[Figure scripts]
##########
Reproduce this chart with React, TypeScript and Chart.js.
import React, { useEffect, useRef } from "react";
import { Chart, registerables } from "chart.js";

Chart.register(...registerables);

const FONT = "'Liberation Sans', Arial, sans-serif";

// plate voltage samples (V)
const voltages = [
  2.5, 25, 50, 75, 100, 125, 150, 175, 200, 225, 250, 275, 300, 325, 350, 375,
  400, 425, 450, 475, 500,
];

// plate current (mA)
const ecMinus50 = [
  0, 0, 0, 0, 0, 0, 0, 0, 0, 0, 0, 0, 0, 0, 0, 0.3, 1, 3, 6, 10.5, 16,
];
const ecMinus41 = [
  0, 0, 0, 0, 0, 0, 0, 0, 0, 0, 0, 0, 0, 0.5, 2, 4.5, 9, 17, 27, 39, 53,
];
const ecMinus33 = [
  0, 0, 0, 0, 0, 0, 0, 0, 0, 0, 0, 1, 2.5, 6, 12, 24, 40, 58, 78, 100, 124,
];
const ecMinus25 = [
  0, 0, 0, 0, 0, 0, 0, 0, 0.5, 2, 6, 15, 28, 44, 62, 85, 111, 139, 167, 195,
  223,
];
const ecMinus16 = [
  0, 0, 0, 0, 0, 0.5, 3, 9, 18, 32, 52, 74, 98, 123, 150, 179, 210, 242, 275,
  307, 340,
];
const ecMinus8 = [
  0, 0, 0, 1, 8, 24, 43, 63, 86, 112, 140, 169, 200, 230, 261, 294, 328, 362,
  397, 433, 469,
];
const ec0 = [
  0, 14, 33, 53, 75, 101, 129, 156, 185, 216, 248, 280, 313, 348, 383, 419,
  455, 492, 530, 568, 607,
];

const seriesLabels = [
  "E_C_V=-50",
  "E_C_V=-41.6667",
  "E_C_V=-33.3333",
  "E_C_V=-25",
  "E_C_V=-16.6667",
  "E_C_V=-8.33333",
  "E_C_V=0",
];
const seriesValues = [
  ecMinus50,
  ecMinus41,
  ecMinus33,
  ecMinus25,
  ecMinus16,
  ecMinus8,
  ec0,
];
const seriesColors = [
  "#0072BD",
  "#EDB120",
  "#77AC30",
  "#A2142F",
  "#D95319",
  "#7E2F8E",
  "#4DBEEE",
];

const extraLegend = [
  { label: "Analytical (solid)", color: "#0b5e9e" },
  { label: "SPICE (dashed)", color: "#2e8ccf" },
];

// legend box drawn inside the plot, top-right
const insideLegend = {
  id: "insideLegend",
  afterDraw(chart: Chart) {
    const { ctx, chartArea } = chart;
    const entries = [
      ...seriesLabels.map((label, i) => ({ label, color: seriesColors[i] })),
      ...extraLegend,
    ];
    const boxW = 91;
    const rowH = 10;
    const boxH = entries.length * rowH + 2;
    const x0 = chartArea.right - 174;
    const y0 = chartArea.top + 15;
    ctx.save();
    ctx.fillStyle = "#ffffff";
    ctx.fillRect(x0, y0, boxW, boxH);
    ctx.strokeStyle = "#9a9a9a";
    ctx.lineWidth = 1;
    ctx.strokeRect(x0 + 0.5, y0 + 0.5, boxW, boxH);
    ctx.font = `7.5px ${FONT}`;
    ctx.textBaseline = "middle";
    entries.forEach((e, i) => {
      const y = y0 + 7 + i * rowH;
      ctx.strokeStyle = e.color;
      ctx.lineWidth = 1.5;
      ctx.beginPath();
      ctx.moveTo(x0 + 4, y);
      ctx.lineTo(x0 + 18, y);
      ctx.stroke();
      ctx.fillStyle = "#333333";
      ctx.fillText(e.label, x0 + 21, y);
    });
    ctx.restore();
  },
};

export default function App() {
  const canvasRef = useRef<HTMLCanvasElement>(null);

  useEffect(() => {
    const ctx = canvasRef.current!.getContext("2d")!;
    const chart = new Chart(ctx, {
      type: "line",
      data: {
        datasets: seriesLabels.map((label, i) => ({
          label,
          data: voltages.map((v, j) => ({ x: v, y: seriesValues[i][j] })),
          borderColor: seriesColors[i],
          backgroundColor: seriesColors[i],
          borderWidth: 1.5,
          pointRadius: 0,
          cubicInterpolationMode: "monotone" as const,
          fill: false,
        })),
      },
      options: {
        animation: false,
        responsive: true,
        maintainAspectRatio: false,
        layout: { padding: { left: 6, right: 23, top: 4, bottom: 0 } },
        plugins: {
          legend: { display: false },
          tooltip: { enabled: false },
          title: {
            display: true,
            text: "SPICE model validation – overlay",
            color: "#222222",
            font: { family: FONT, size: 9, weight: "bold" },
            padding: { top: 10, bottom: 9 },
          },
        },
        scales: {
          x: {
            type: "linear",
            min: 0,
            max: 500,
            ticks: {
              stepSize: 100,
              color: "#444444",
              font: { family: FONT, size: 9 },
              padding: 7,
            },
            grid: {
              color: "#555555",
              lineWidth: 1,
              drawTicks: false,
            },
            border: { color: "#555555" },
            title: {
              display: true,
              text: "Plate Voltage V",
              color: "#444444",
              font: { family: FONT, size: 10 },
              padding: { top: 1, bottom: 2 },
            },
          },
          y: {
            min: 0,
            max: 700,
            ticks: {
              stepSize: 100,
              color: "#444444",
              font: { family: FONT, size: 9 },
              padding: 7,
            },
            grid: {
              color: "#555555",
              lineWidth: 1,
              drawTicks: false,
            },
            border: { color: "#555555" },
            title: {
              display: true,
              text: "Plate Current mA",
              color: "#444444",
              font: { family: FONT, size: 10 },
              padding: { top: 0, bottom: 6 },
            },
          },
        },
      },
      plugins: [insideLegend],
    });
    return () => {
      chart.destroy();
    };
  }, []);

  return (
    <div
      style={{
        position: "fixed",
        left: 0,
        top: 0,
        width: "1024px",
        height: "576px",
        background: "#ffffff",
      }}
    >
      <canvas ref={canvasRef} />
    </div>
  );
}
##########
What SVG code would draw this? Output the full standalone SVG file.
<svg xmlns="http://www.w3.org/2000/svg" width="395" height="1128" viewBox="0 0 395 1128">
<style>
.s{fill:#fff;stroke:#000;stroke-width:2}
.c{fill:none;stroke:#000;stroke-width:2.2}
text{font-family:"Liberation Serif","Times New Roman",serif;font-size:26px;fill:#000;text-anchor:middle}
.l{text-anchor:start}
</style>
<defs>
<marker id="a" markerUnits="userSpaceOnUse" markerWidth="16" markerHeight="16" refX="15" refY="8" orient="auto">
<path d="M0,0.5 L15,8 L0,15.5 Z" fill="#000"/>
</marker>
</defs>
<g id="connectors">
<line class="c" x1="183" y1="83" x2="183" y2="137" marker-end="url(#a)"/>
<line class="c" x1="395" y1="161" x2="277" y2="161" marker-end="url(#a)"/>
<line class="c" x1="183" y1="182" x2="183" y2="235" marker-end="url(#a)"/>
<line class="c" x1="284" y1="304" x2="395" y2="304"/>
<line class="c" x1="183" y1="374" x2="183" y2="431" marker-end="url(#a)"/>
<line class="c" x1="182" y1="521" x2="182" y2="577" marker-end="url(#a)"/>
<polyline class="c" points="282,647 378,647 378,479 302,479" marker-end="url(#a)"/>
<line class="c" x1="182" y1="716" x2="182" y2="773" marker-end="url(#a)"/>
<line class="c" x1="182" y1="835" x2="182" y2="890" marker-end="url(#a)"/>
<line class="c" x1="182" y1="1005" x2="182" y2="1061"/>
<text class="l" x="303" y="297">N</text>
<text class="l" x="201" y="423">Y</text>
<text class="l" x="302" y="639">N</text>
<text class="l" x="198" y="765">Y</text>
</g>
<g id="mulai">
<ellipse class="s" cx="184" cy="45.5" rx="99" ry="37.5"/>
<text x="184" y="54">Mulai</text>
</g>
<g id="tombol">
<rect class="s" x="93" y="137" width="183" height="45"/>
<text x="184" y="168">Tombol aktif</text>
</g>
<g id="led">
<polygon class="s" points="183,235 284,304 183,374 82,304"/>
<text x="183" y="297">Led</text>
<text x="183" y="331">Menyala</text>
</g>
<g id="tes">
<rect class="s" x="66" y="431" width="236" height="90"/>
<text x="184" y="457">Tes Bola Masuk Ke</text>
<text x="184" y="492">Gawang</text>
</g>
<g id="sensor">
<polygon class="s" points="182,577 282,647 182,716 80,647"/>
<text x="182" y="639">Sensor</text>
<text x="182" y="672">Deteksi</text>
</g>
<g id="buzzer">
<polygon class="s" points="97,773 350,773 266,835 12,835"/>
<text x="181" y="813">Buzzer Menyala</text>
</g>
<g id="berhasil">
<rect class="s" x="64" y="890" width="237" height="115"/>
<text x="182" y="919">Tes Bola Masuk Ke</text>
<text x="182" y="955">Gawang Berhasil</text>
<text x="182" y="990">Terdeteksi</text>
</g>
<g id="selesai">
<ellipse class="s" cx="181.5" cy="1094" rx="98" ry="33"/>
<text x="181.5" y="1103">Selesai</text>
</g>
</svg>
##########
▶ [DIRECTIONS]:
Find every line above that contains the word "React", and return each one.

▶ [WRITTEN RESPONSE]:
Reproduce this chart with React, TypeScript and Chart.js.
import React, { useEffect, useRef } from "react";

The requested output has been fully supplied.